The earnings portion in Camel is a deceptive measure of financial performance. It misstates investment in customer relationships - the foundation of any service business - as current expense, and recovery of prior relationship investment as current earnings.

Consequently, significant components of assets and capital escape observation, misstating sources of future earnings and risks.

Reliance on these measures, whether by bank directors, regulators, or investors, unavoidably distorts assessments of management as well.

Management, investment, and public policy decisions are thus diverted from long-term financial health objectives. Haphazard decisions due to misperceptions of financial soundness perhaps increase the significance of liquidity as a last resort when other indicators fail.

Breaking the Habit

Bankers should prefer that they themselves be responsible for the financial health of their business. They are, in any event, responsible to their shareholders to promote public understanding of the sources of their financial vitality.

Camel demonstrates the unreliability of bank supervisory agencies. The investment community is similarly unreliable, too often pursuing short-term opportunities with little heed to long-term consequences.

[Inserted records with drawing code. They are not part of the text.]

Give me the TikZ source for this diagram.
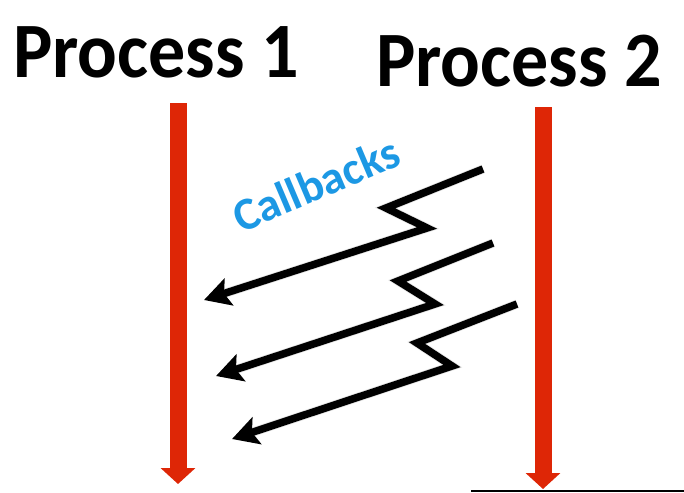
\documentclass[tikz,border=0pt]{standalone}
\usepackage{fontspec}
\setmainfont{Carlito}
\usetikzlibrary{arrows.meta,calc}
\definecolor{timered}{RGB}{222,38,6}
\definecolor{cbblue}{RGB}{28,152,228}
\tikzset{
  title/.style={font=\fontsize{74}{78}\selectfont\bfseries, inner sep=0pt, anchor=base west, yscale=1.06},
  timeline/.style={draw=timered, line width=17pt, -{Triangle[length=16pt,width=34pt]}},
  callback/.style={draw=black, line width=7.5pt, line join=miter, -{Stealth[length=26pt,width=28pt,inset=5pt]}},
  cbshadow/.style={draw=black!30, opacity=0.35, line width=9pt, line join=miter},
}
\begin{document}
\begin{tikzpicture}[x=1pt,y=-1pt]
\useasboundingbox (0,0) rectangle (684,492);
\fill[white] (0,0) rectangle (684,492);
% titles
\node[title] (p1) at (13,78) {Process 1};
\node[title] (p2) at (376,87) {Process 2};
% timelines
\coordinate (t1s) at (178,103);
\coordinate (t1e) at (178,484);
\coordinate (t2s) at (543,107);
\coordinate (t2e) at (543,489);
\draw[timeline] (t1s) -- (t1e);
\draw[timeline] (t2s) -- (t2e);
% callbacks label
\node[font=\fontsize{46}{48}\selectfont\bfseries, text=cbblue, rotate=23, inner sep=0pt] (cb) at (316,184) {Callbacks};
% callback arrows
\coordinate (a1) at (483,169); \coordinate (b1) at (386,208); \coordinate (c1) at (427,228); \coordinate (d1) at (204,300);
\coordinate (a2) at (493,243); \coordinate (b2) at (398,281); \coordinate (c2) at (435,304); \coordinate (d2) at (216,376);
\coordinate (a3) at (517,304); \coordinate (b3) at (417,343); \coordinate (c3) at (452,366); \coordinate (d3) at (232,439);
\foreach \i in {1,2,3}{
  \draw[cbshadow, shift={(3,4)}] (a\i) -- (b\i) -- (c\i) -- ($(d\i)!0.05!(c\i)$);
}
\foreach \i in {1,2,3}{
  \draw[callback] (a\i) -- (b\i) -- (c\i) -- (d\i);
}
% bottom edge line
\coordinate (e1) at (471,491);
\coordinate (e2) at (684,491);
\draw[line width=2pt] (e1) -- (e2);
\end{tikzpicture}
\end{document}
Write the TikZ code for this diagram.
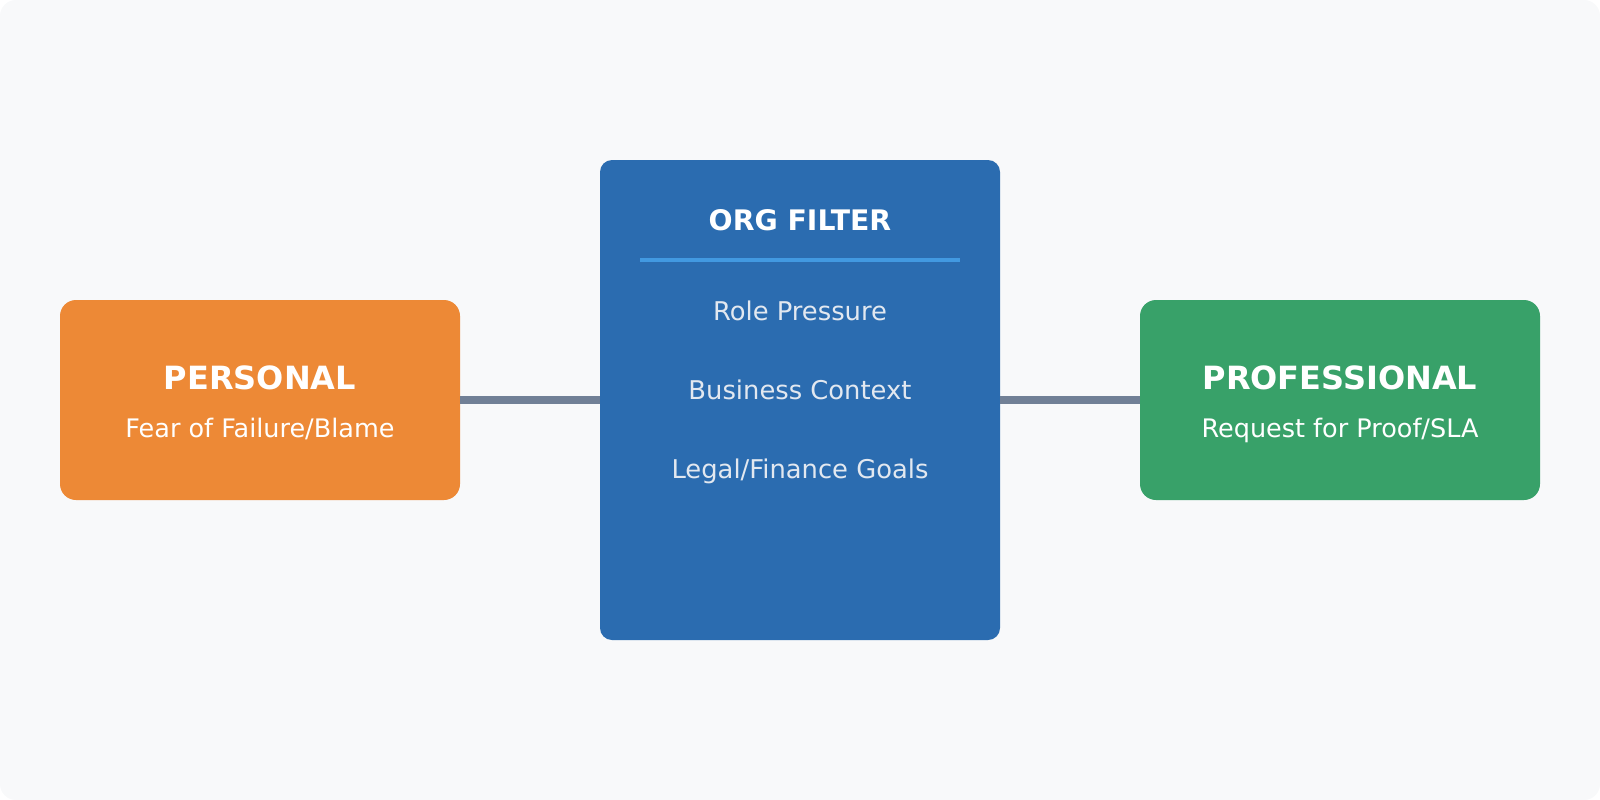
\documentclass[tikz,border=0pt]{standalone}
\usepackage{fontspec}
\setmainfont{DejaVu Sans}
\definecolor{bg}{HTML}{F8F9FA}
\definecolor{orangebox}{HTML}{ED8936}
\definecolor{bluebox}{HTML}{2B6CB0}
\definecolor{greenbox}{HTML}{38A169}
\definecolor{link}{HTML}{718096}
\definecolor{divider}{HTML}{4299E1}
\definecolor{itemtext}{HTML}{E2E8F0}
\tikzset{
  box/.style={rounded corners=16pt, inner sep=0pt, minimum width=400pt, minimum height=200pt},
  title/.style={text=white, anchor=base, font=\fontsize{32}{36}\selectfont\bfseries},
  sub/.style={text=white, anchor=base, font=\fontsize{25.5}{30}\selectfont},
  item/.style={text=itemtext, anchor=base, font=\fontsize{25.8}{30}\selectfont},
  connector/.style={draw=link, line width=8pt},
}
\begin{document}
\begin{tikzpicture}[x=1pt,y=-1pt]
\useasboundingbox (0,0) rectangle (1600,800);
\fill[bg, rounded corners=16pt] (0,0) rectangle (1600,800);
\node[box, fill=orangebox] (personal) at (260,400) {};
\node[box, fill=bluebox, rounded corners=12pt, minimum height=480pt] (org) at (800,400) {};
\node[box, fill=greenbox] (prof) at (1340,400) {};
\draw[connector] (personal.east) -- (org.west);
\draw[connector] (org.east) -- (prof.west);
\coordinate (dl) at (640,260);
\coordinate (dr) at (960,260);
\draw[divider, line width=4pt] (dl) -- (dr);
\node[title] (pt) at (260,389) {PERSONAL};
\node[sub] (ps) at (260,437) {Fear of Failure/Blame};
\node[title] (prt) at (1340,389) {PROFESSIONAL};
\node[sub] (prs) at (1340,437) {Request for Proof/SLA};
\node[title, font=\fontsize{28.3}{32}\selectfont\bfseries] (ot) at (800,230) {ORG FILTER};
\node[item] (i1) at (800,320) {Role Pressure};
\node[item] (i2) at (800,399) {Business Context};
\node[item] (i3) at (800,478) {Legal/Finance Goals};
\end{tikzpicture}
\end{document}
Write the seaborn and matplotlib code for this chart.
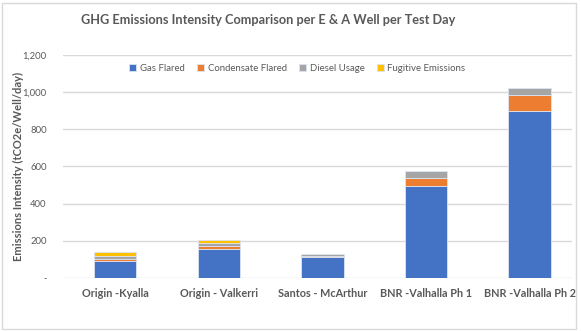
import numpy as np
import pandas as pd
import matplotlib
matplotlib.use("Agg")
import matplotlib.pyplot as plt
import seaborn as sns
from matplotlib.patches import Rectangle

# Well test data (tCO2e/Well/day)
wells = ["Origin -Kyalla", "Origin - Valkerri", "Santos - McArthur",
         "BNR -Valhalla Ph 1", "BNR -Valhalla Ph 2"]
gas_flared = [93, 155, 115, 497, 900]
condensate_flared = [10, 20, 2, 42, 82]
diesel_usage = [18, 15, 10, 35, 38]
fugitive_emissions = [17, 13, 3, 4, 4]

series_names = ["Gas Flared", "Condensate Flared", "Diesel Usage", "Fugitive Emissions"]
series_values = [gas_flared, condensate_flared, diesel_usage, fugitive_emissions]
series_colors = ["#4472C4", "#ED7D31", "#A5A5A5", "#FFC000"]

y_ticks = [0, 200, 400, 600, 800, 1000, 1200]
y_tick_labels = ["-", "200", "400", "600", "800", "1,000", "1,200"]

sns.set_style("white")
plt.rcParams["font.family"] = ["Lato", "DejaVu Sans"]

fig = plt.figure(figsize=(5.82, 3.31), dpi=100)
ax = fig.add_axes([0.109, 0.160, 0.874, 0.674])

text_color = "#595959"
bottom = np.zeros(len(wells))
for name, vals, col in zip(series_names, series_values, series_colors):
    df = pd.DataFrame({"well": wells, "value": vals})
    sns.barplot(data=df, x="well", y="value", color=col, width=0.41,
                bottom=bottom, label=name, ax=ax, saturation=1,
                edgecolor="#DCE4F2", linewidth=0.6)
    bottom = bottom + np.array(vals)

ax.set_ylim(0, 1200)
ax.set_xlim(-0.5, 4.41)
ax.set_yticks(y_ticks)
ax.set_yticklabels(y_tick_labels, fontsize=6.8, color=text_color)
ax.yaxis.grid(True, color="#D9D9D9", linewidth=1.0)
ax.set_axisbelow(True)
for s in ax.spines.values():
    s.set_visible(False)
ax.tick_params(axis="y", length=0, pad=12)
ax.tick_params(axis="x", length=0, pad=7)
for lbl in ax.get_xticklabels():
    lbl.set_fontsize(7.8)
    lbl.set_fontweight("bold")
    lbl.set_color(text_color)
ax.set_xlabel("")
ax.set_ylabel("")

fig.text(0.032, 0.497, "Emissions Intensity (tCO2e/Well/day)", rotation=90,
         ha="center", va="center", fontsize=8, fontweight="bold", color=text_color)

leg = ax.legend(loc="upper center", bbox_to_anchor=(0.46, 1.0), ncol=4,
                frameon=False, fontsize=6.9, handlelength=0.7, handleheight=0.7,
                handletextpad=0.4, columnspacing=1.3, labelcolor=text_color)

fig.text(0.46, 0.94, "GHG Emissions Intensity Comparison per E & A Well per Test Day",
         ha="center", va="center", fontsize=9.2, fontweight="bold", color=text_color)

fig.patches.append(Rectangle((0.004, 0.006), 0.985, 0.985, transform=fig.transFigure,
                             fill=False, edgecolor="#D9D9D9", linewidth=1.0))

fig.savefig("out.png", dpi=100)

Bankers, regulators, and investors alike recognize the necessity of earnings as returns on capital. They often do not understand "true" earnings.

Added Risk Taking

Interest spreads from intermediation alone cannot begin to provide sufficient returns on bank capital. Absent their service functions and the associated customer relationships, banks must pay market rates for funds,

In that event, interest spreads are obtainable only by assuming additional risks and mismatching asset and liability maturities. Yet, for much of the past two decades, at least, yield curves have thwarted strategies based on maturities while earnings margins from bank securities portfolios usually exceed loan margins.

If book assets - loans and securities - do not provide sufficient income, how can banks obtain adequate returns on capital?

Low-Cost Funds

The answer lies in their relationship assets - previously developed bank customer relationships. They are lifeblood of banking. They account for banking's ability to obtain deposit funds at much lower costs than the interest income it can earn on those funds.

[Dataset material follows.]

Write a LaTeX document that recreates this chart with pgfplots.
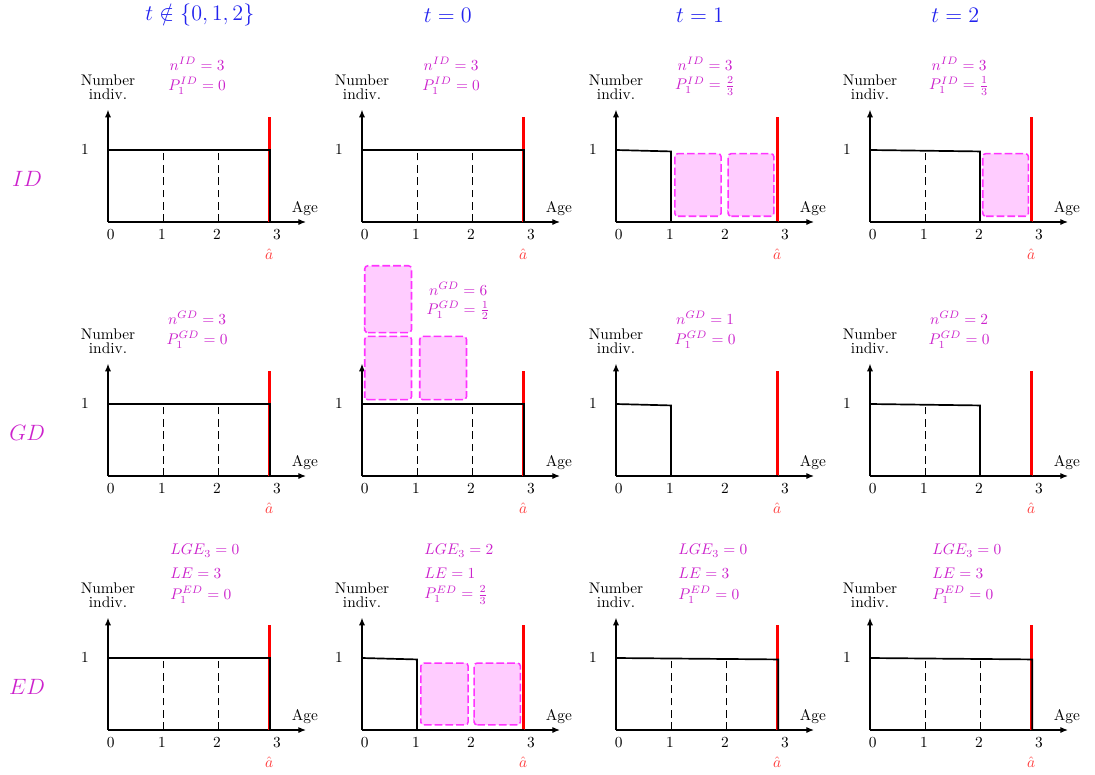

Of growing significance, they are also the source of most noninterest bank income. In other words, the income generated by relationship assets must provide much of the return on "tangible" (book) capital in addition to adequate returns on relationship investment.

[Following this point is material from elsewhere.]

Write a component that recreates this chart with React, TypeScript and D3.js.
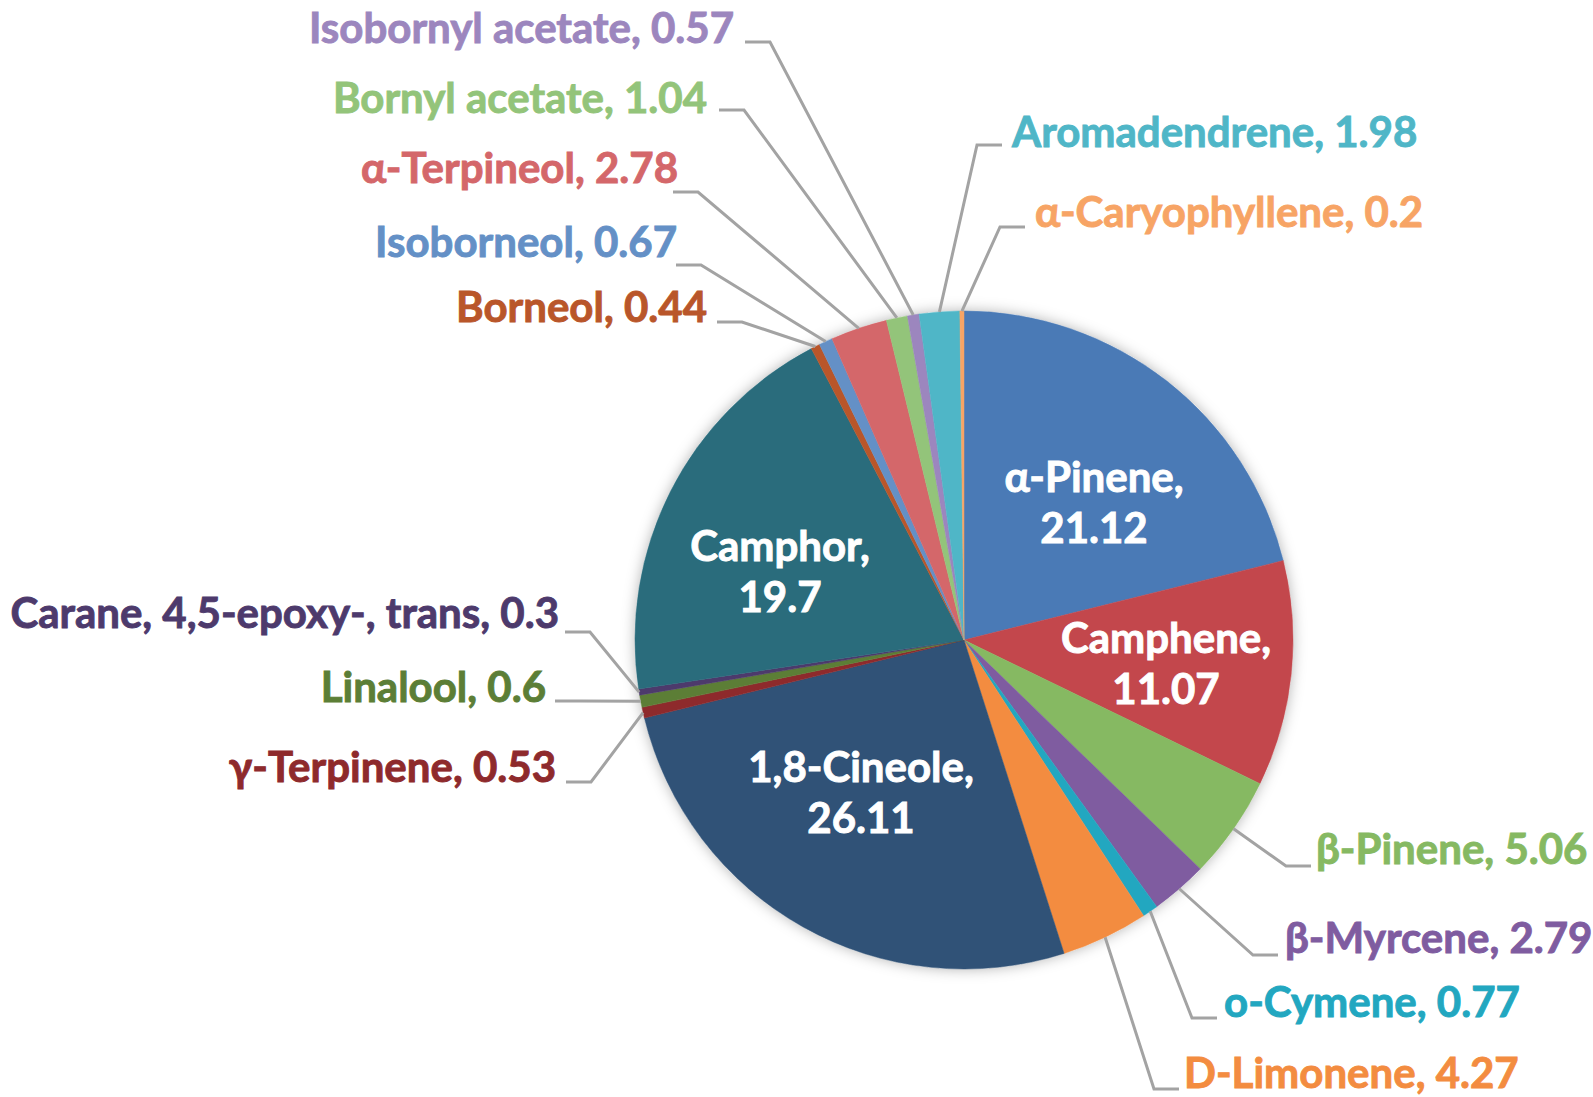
import { useEffect, useRef } from "react";
import * as d3 from "d3";

// Composés, dans l'ordre horaire depuis midi
const compounds = [
  "α-Pinene", "Camphene", "β-Pinene", "β-Myrcene", "o-Cymene", "D-Limonene",
  "1,8-Cineole", "γ-Terpinene", "Linalool", "Carane, 4,5-epoxy-, trans", "Camphor",
  "Borneol", "Isoborneol", "α-Terpineol", "Bornyl acetate", "Isobornyl acetate",
  "Aromadendrene", "α-Caryophyllene",
];

// Teneur (%)
const amounts = [
  21.12, 11.07, 5.06, 2.79, 0.77, 4.27,
  26.11, 0.53, 0.6, 0.3, 19.7,
  0.44, 0.67, 2.78, 1.04, 0.57,
  1.98, 0.2,
];

// Couleurs des parts
const sliceColors = [
  "#4A7AB6", "#C3474C", "#86B962", "#7F5CA0", "#22A7C0", "#F38C40",
  "#305277", "#8E2A2C", "#5C7E36", "#4D3A6C", "#2A6C7C",
  "#B9562A", "#6490C6", "#D4676A", "#93C47A", "#9C86BE",
  "#4FB6C7", "#F7A465",
];

const width = 1593;
const height = 1097;
const cx = 964;
const cy = 640;
const radius = 329;
const fontSize = 42;

// Étiquettes à l'intérieur des grosses parts (décalage depuis le centre)
const insideLabels: Record<string, [number, number]> = {
  "α-Pinene": [130, -138],
  "Camphene": [202, 23],
  "1,8-Cineole": [-103, 152],
  "Camphor": [-184, -69],
};

// Étiquettes extérieures : position du texte, départ du trait de rappel, côté
const outsideLabels: Record<string, { tx: number; ty: number; lx: number; ly: number; side: number }> = {
  "Isobornyl acetate": { tx: 734, ty: 43, lx: 745, ly: 42, side: 1 },
  "Bornyl acetate": { tx: 707, ty: 113, lx: 719, ly: 110, side: 1 },
  "α-Terpineol": { tx: 678, ty: 183, lx: 673, ly: 192, side: 1 },
  "Isoborneol": { tx: 677, ty: 257, lx: 676, ly: 265, side: 1 },
  "Borneol": { tx: 707, ty: 322, lx: 717, ly: 322, side: 1 },
  "Carane, 4,5-epoxy-, trans": { tx: 559, ty: 628, lx: 565, ly: 632, side: 1 },
  "Linalool": { tx: 546, ty: 702, lx: 555, ly: 701, side: 1 },
  "γ-Terpinene": { tx: 556, ty: 782, lx: 566, ly: 782, side: 1 },
  "Aromadendrene": { tx: 1012, ty: 147, lx: 1002, ly: 145, side: -1 },
  "α-Caryophyllene": { tx: 1035, ty: 227, lx: 1025, ly: 227, side: -1 },
  "β-Pinene": { tx: 1316, ty: 864, lx: 1311, ly: 866, side: -1 },
  "β-Myrcene": { tx: 1285, ty: 953, lx: 1278, ly: 955, side: -1 },
  "o-Cymene": { tx: 1224, ty: 1017, lx: 1217, ly: 1018, side: -1 },
  "D-Limonene": { tx: 1184, ty: 1088, lx: 1179, ly: 1089, side: -1 },
};

const drawChart = (node: SVGSVGElement) => {
  const data = compounds.map((name, i) => ({ name, value: amounts[i], color: sliceColors[i] }));

  const svg = d3.select(node);
  svg.selectAll("*").remove();

  const defs = svg.append("defs");
  defs.append("filter")
    .attr("id", "pie-shadow")
    .attr("x", "-20%").attr("y", "-20%")
    .attr("width", "140%").attr("height", "140%")
    .append("feDropShadow")
    .attr("dx", 0).attr("dy", 0)
    .attr("stdDeviation", 7)
    .attr("flood-color", "#000")
    .attr("flood-opacity", 0.3);

  const pie = d3.pie<{ name: string; value: number; color: string }>()
    .value(d => d.value)
    .sort(null);

  const arc = d3.arc<d3.PieArcDatum<{ name: string; value: number; color: string }>>()
    .innerRadius(0)
    .outerRadius(radius);

  const arcs = pie(data);

  const g = svg.append("g").attr("transform", `translate(${cx},${cy})`);

  // Ombre douce
  g.append("circle")
    .attr("r", radius)
    .attr("fill", "#fff")
    .attr("filter", "url(#pie-shadow)");

  // Parts
  g.selectAll("path.slice")
    .data(arcs)
    .join("path")
    .attr("class", "slice")
    .attr("d", arc)
    .attr("fill", d => d.data.color)
    .attr("stroke", d => d.data.color)
    .attr("stroke-width", 0.5);

  // Traits de rappel
  const edgePoint = (d: d3.PieArcDatum<any>) => {
    const a = (d.startAngle + d.endAngle) / 2;
    return [cx + radius * Math.sin(a), cy - radius * Math.cos(a)];
  };

  svg.append("g")
    .selectAll("path")
    .data(arcs.filter(d => outsideLabels[d.data.name]))
    .join("path")
    .attr("fill", "none")
    .attr("stroke", "#A3A3A3")
    .attr("stroke-width", 3)
    .attr("d", d => {
      const l = outsideLabels[d.data.name];
      const [ex, ey] = edgePoint(d);
      return d3.line()([[l.lx, l.ly], [l.lx + l.side * 25, l.ly], [ex, ey]]);
    });

  // Étiquettes extérieures
  svg.append("g")
    .attr("font-family", "Lato, 'Open Sans', sans-serif")
    .attr("font-weight", 700)
    .attr("font-size", fontSize)
    .attr("stroke-width", 0.9)
    .selectAll("text")
    .data(arcs.filter(d => outsideLabels[d.data.name]))
    .join("text")
    .attr("x", d => outsideLabels[d.data.name].tx)
    .attr("y", d => outsideLabels[d.data.name].ty)
    .attr("text-anchor", d => (outsideLabels[d.data.name].side > 0 ? "end" : "start"))
    .attr("fill", d => d.data.color)
    .attr("stroke", d => d.data.color)
    .text(d => `${d.data.name}, ${d.data.value}`);

  // Étiquettes intérieures (deux lignes, en blanc)
  svg.append("g")
    .attr("font-family", "Lato, 'Open Sans', sans-serif")
    .attr("font-weight", 700)
    .attr("font-size", fontSize)
    .attr("text-anchor", "middle")
    .attr("fill", "#fff")
    .attr("stroke", "#fff")
    .attr("stroke-width", 0.9)
    .selectAll("text")
    .data(arcs.filter(d => insideLabels[d.data.name]))
    .join("text")
    .attr("transform", d => {
      const [dx, dy] = insideLabels[d.data.name];
      return `translate(${cx + dx},${cy + dy})`;
    })
    .call(text => text.append("tspan")
      .attr("x", 0)
      .attr("y", -10)
      .text(d => `${d.data.name},`))
    .call(text => text.append("tspan")
      .attr("x", 0)
      .attr("y", 41)
      .text(d => `${d.data.value}`));
};

export default function App() {
  const ref = useRef<SVGSVGElement>(null);

  useEffect(() => {
    document.body.style.margin = "0";
    if (ref.current) drawChart(ref.current);
  }, []);

  return (
    <svg ref={ref} width={width} height={height} style={{ display: "block", background: "#fff" }} />
  );
}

The 1980s' thrift crisis provided some demonstration of the significance of relationship assets. Some savings institution operators took deposits and depositors for granted while speculating on real estate.

Weakened depositor relationships caused funding problems. Relationship assets are of no more uniform quality than other assets. Their characteristics similarly depend on the manner of their development and management.

Newly Appreciated

The importance of relationship assets - the loyalty and predictability of customer relationships - is hardly new in banking. It only becomes more obvious with shrinking interest margins, more stringent capital requirements, growing reliance on direct (as contrasted with implicit) fee income, and emergence of new forms of competition.

Yet, the official fashion among the bank supervisory agencies has been to ignore, and often to disparage, the significance of these assets, dismissing them as mere accounting tax gimmicks.

Bank regulatory agencies risk being unwitting accomplices of the more short-sighted, less constructive elements of private enterprise. Their capacity for administering a variety of public policy goals should await demonstration that they fully understand the business fundamentals of banking.

Their traditional focus of concern - credit quality - is an entirely insufficient measure of financial health.

Banks certainly might be called upon to pursue socially desirable goals. Public policy can provide various inducements to do so in ways consistent with maintaining their financial vitality.

On the other hand, pursuing these objectives by mandate and regulation can be counterproductive.